Peraltro, le tante vittorie conseguite hanno rafforzato vieppiù le loro posizioni, emarginando sempre più i realisti. Ora si prospetta un nuovo snodo cruciale dove tale dialettica conoscerà un altro picco.
La settimana che si apre, infatti, vedrà la riunione dell’Assemblea generale della Nazioni Unite, a margine della quale, “dovrebbe essere annunciata la decisione di Biden sulla concessione o meno del diritto di lanciare attacchi missilistici sulla Russia”.
“Questa decisione può essere molto determinante per il mondo intero. Siamo giunti a un bivio dal quale si dipanano due strade: o la fine della guerra in Ucraina e altre decisioni volte a ridurre le tensioni del mondo, oppure l’escalation e la minaccia di una guerra globale”.

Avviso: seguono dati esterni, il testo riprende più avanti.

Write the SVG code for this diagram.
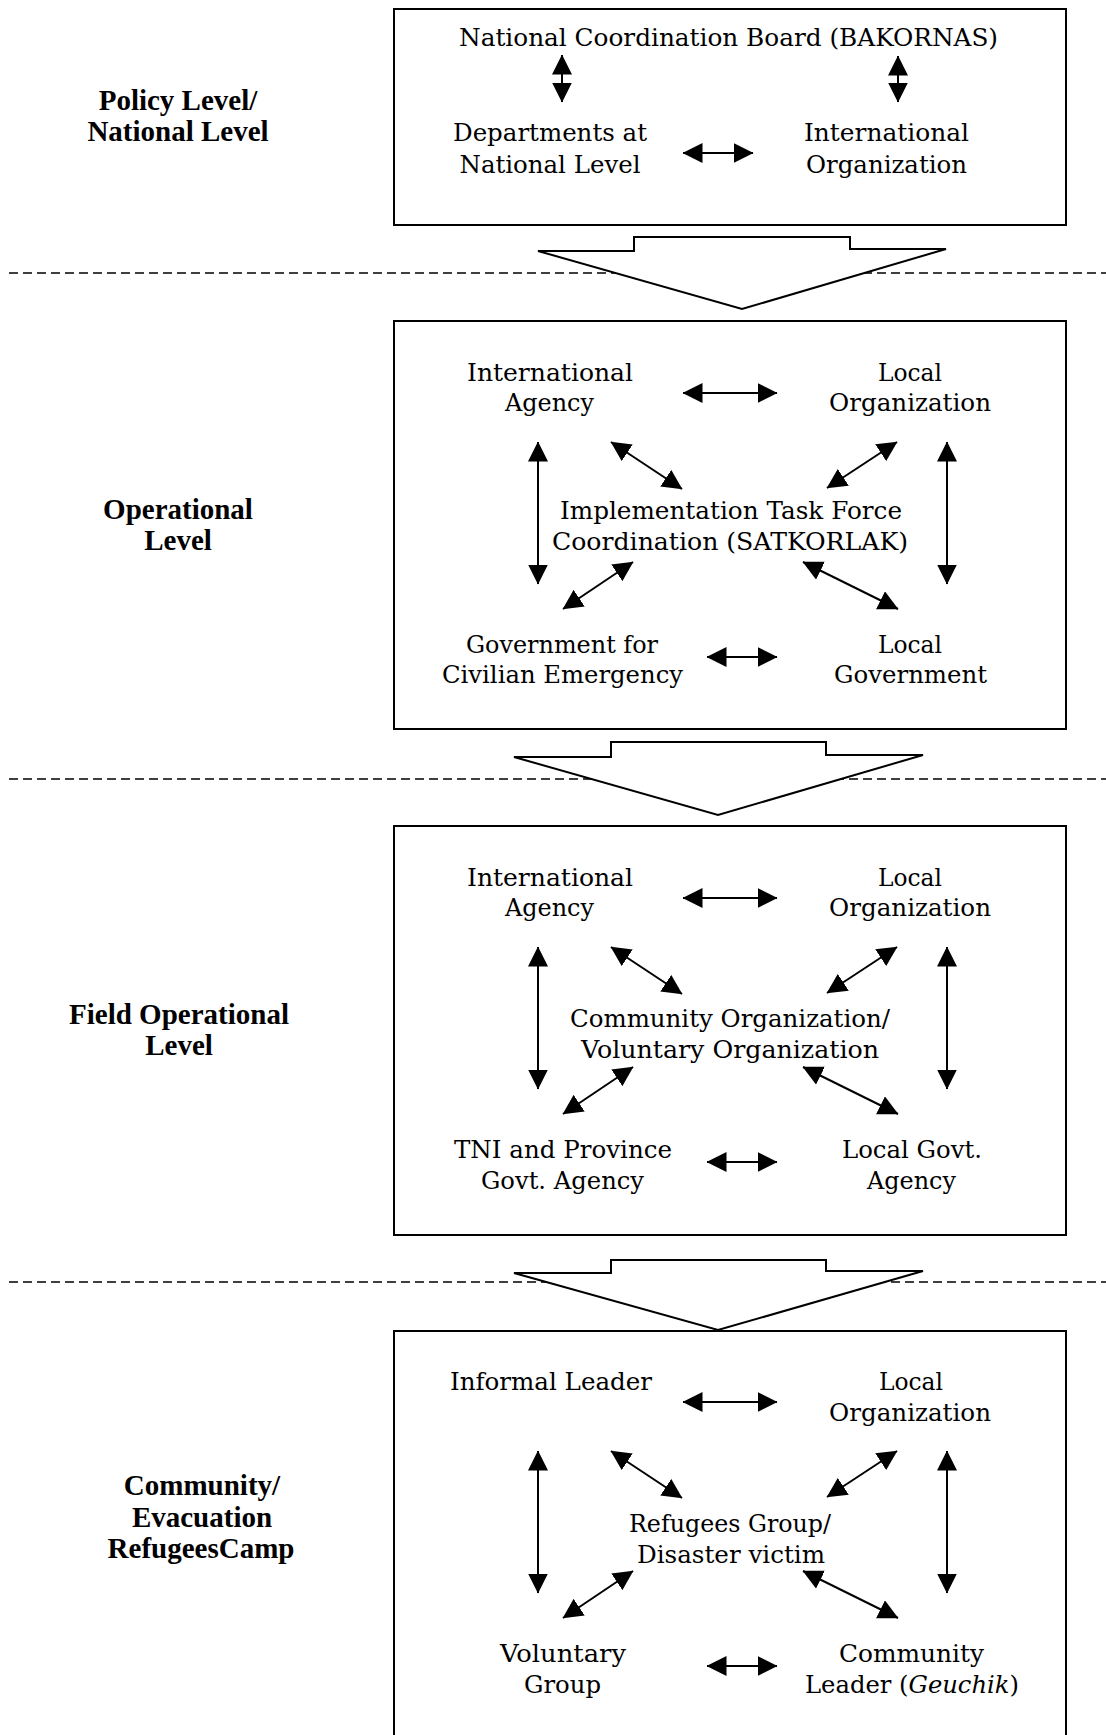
<svg xmlns="http://www.w3.org/2000/svg" width="1106" height="1735" viewBox="0 0 1106 1735">
<style>
.t{font-family:"DejaVu Serif","Liberation Serif",serif;font-size:24px;text-anchor:middle;fill:#000;lengthAdjust:spacingAndGlyphs}
.lbl{font-family:"Liberation Serif","DejaVu Serif",serif;font-weight:bold;font-size:29px;text-anchor:middle;fill:#000}
.box{fill:none;stroke:#000;stroke-width:2}
.dash{stroke:#000;stroke-width:1.6;stroke-dasharray:9 5;fill:none}
.blk{fill:#fff;stroke:#000;stroke-width:2;stroke-linejoin:miter}
.c{stroke:#000;stroke-width:2;fill:none;marker-start:url(#ah);marker-end:url(#ah)}
</style>
<defs>
<marker id="ah" viewBox="0 0 20 20" refX="19.5" refY="10" markerWidth="20" markerHeight="20" markerUnits="userSpaceOnUse" orient="auto-start-reverse">
<path d="M0,0 L20,10 L0,20 Z" fill="#000"/>
</marker>
</defs>
<rect width="1106" height="1735" fill="#fff"/>

<g id="separators">
<line class="dash" x1="9" y1="273" x2="1106" y2="273"/>
<line class="dash" x1="9" y1="779" x2="1106" y2="779"/>
<line class="dash" x1="9" y1="1282" x2="1106" y2="1282"/>
</g>

<g id="flow-arrows">
<path id="flow1" class="blk" d="M538,251 L634,251 L634,237 L850,237 L850,249 L946,249 L742,309 Z"/>
<path id="flow2" class="blk" d="M514,757 L611,757 L611,742 L826,742 L826,755 L923,755 L718,815 Z"/>
<path id="flow3" class="blk" d="M514,1273 L611,1273 L611,1260 L826,1260 L826,1271 L923,1271 L718,1330 Z"/>
</g>

<g id="level-labels">
<g id="lbl-policy"><text class="lbl" x="178" y="110">Policy Level/</text><text class="lbl" x="178" y="141">National Level</text></g>
<g id="lbl-operational"><text class="lbl" x="178" y="519">Operational</text><text class="lbl" x="178" y="550">Level</text></g>
<g id="lbl-field"><text class="lbl" x="179" y="1024">Field Operational</text><text class="lbl" x="179" y="1055">Level</text></g>
<g id="lbl-community"><text class="lbl" x="202" y="1495">Community/</text><text class="lbl" x="202" y="1527">Evacuation</text><text class="lbl" x="201" y="1558">RefugeesCamp</text></g>
</g>

<g id="box-policy">
<rect class="box" x="394" y="9" width="672" height="216"/>
<g id="n-bakornas"><text class="t" x="728.5" y="46" textLength="539" lengthAdjust="spacingAndGlyphs">National Coordination Board (BAKORNAS)</text></g>
<g id="n-departments"><text class="t" x="550" y="141" textLength="194" lengthAdjust="spacingAndGlyphs">Departments at</text><text class="t" x="550" y="173" textLength="181" lengthAdjust="spacingAndGlyphs">National Level</text></g>
<g id="n-intl-org"><text class="t" x="886.5" y="141" textLength="165" lengthAdjust="spacingAndGlyphs">International</text><text class="t" x="886.5" y="173" textLength="161" lengthAdjust="spacingAndGlyphs">Organization</text></g>
</g>

<g id="box-operational">
<rect class="box" x="394" y="321" width="672" height="408"/>
<g id="n-op-intl"><text class="t" x="550" y="381" textLength="166" lengthAdjust="spacingAndGlyphs">International</text><text class="t" x="549.5" y="411" textLength="89" lengthAdjust="spacingAndGlyphs">Agency</text></g>
<g id="n-op-localorg"><text class="t" x="910" y="381" textLength="64" lengthAdjust="spacingAndGlyphs">Local</text><text class="t" x="910" y="411" textLength="162" lengthAdjust="spacingAndGlyphs">Organization</text></g>
<g id="n-satkorlak"><text class="t" x="731" y="519" textLength="342" lengthAdjust="spacingAndGlyphs">Implementation Task Force</text><text class="t" x="730" y="550" textLength="356" lengthAdjust="spacingAndGlyphs">Coordination (SATKORLAK)</text></g>
<g id="n-op-govciv"><text class="t" x="562" y="653" textLength="192" lengthAdjust="spacingAndGlyphs">Government for</text><text class="t" x="562.5" y="683" textLength="241" lengthAdjust="spacingAndGlyphs">Civilian Emergency</text></g>
<g id="n-op-localgov"><text class="t" x="910" y="653" textLength="64" lengthAdjust="spacingAndGlyphs">Local</text><text class="t" x="910.5" y="683" textLength="153" lengthAdjust="spacingAndGlyphs">Government</text></g>
</g>

<g id="box-field">
<rect class="box" x="394" y="826" width="672" height="409"/>
<g id="n-f-intl"><text class="t" x="550" y="886" textLength="166" lengthAdjust="spacingAndGlyphs">International</text><text class="t" x="549.5" y="916" textLength="89" lengthAdjust="spacingAndGlyphs">Agency</text></g>
<g id="n-f-localorg"><text class="t" x="910" y="886" textLength="64" lengthAdjust="spacingAndGlyphs">Local</text><text class="t" x="910" y="916" textLength="162" lengthAdjust="spacingAndGlyphs">Organization</text></g>
<g id="n-f-community"><text class="t" x="730" y="1027" textLength="320" lengthAdjust="spacingAndGlyphs">Community Organization/</text><text class="t" x="730" y="1058" textLength="298" lengthAdjust="spacingAndGlyphs">Voluntary Organization</text></g>
<g id="n-f-tni"><text class="t" x="563" y="1158" textLength="218" lengthAdjust="spacingAndGlyphs">TNI and Province</text><text class="t" x="562.5" y="1189" textLength="163" lengthAdjust="spacingAndGlyphs">Govt. Agency</text></g>
<g id="n-f-localgovt"><text class="t" x="912" y="1158" textLength="140" lengthAdjust="spacingAndGlyphs">Local Govt.</text><text class="t" x="911.5" y="1189" textLength="89" lengthAdjust="spacingAndGlyphs">Agency</text></g>
</g>

<g id="box-community">
<rect class="box" x="394" y="1331" width="672" height="450"/>
<g id="n-c-informal"><text class="t" x="551" y="1390" textLength="202" lengthAdjust="spacingAndGlyphs">Informal Leader</text></g>
<g id="n-c-localorg"><text class="t" x="911" y="1390" textLength="64" lengthAdjust="spacingAndGlyphs">Local</text><text class="t" x="910" y="1421" textLength="162" lengthAdjust="spacingAndGlyphs">Organization</text></g>
<g id="n-c-refugees"><text class="t" x="730" y="1532" textLength="202" lengthAdjust="spacingAndGlyphs">Refugees Group/</text><text class="t" x="731" y="1563" textLength="188" lengthAdjust="spacingAndGlyphs">Disaster victim</text></g>
<g id="n-c-voluntary"><text class="t" x="563" y="1662" textLength="126" lengthAdjust="spacingAndGlyphs">Voluntary</text><text class="t" x="562.5" y="1693" textLength="77" lengthAdjust="spacingAndGlyphs">Group</text></g>
<g id="n-c-leader"><text class="t" x="911.5" y="1662" textLength="145" lengthAdjust="spacingAndGlyphs">Community</text><text class="t" x="912" y="1693" textLength="214" lengthAdjust="spacingAndGlyphs">Leader (<tspan font-style="italic">Geuchik</tspan>)</text></g>
</g>

<g id="connectors">
<line class="c" x1="562" y1="55" x2="562" y2="102"/>
<line class="c" x1="898" y1="56" x2="898" y2="102"/>
<line class="c" x1="683" y1="153" x2="753" y2="153"/>

<line class="c" x1="683" y1="393" x2="777" y2="393"/>
<line class="c" x1="707" y1="657" x2="777" y2="657"/>
<line class="c" x1="538" y1="442" x2="538" y2="584"/>
<line class="c" x1="947" y1="442" x2="947" y2="584"/>
<line class="c" x1="611" y1="442" x2="682" y2="489"/>
<line class="c" x1="897" y1="442" x2="827" y2="488"/>
<line class="c" x1="633" y1="562" x2="563" y2="609"/>
<line class="c" x1="803" y1="562" x2="898" y2="609"/>

<line class="c" x1="683" y1="898" x2="777" y2="898"/>
<line class="c" x1="707" y1="1162" x2="777" y2="1162"/>
<line class="c" x1="538" y1="947" x2="538" y2="1089"/>
<line class="c" x1="947" y1="947" x2="947" y2="1089"/>
<line class="c" x1="611" y1="947" x2="682" y2="994"/>
<line class="c" x1="897" y1="947" x2="827" y2="993"/>
<line class="c" x1="633" y1="1067" x2="563" y2="1114"/>
<line class="c" x1="803" y1="1067" x2="898" y2="1114"/>

<line class="c" x1="683" y1="1402" x2="777" y2="1402"/>
<line class="c" x1="707" y1="1666" x2="777" y2="1666"/>
<line class="c" x1="538" y1="1451" x2="538" y2="1593"/>
<line class="c" x1="947" y1="1451" x2="947" y2="1593"/>
<line class="c" x1="611" y1="1451" x2="682" y2="1498"/>
<line class="c" x1="897" y1="1451" x2="827" y2="1497"/>
<line class="c" x1="633" y1="1571" x2="563" y2="1618"/>
<line class="c" x1="803" y1="1571" x2="898" y2="1618"/>
</g>
</svg>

Si può aggiungere che, in parallelo, anche il conflitto mediorientale è giunto a un bivio, dal momento che si rischia una guerra su larga scala tra Israele ed Hezbollah, con la prospettiva di un coinvolgimento di Stati Uniti e Iran. Le due crisi vanno insieme, dal momento che gli ambiti che spingono per l’escalation in Ucraina sono gli stessi che sostengono il forcing di Netanyahu per innescare una grande guerra mediorientale.
Detto questo, appare invero difficile che prima delle elezioni presidenziali Usa si possano dare decisioni cruciali. il massimo che si può ottenere è un congelamento delle conflittualità. Momento di sospensione, durante il quale può capitare di tutto.
N.b. nella foto di copertina una delle immagini satellitari che circolano sul web attribuite al deposito di munzioni di Tver dopo l’attacco.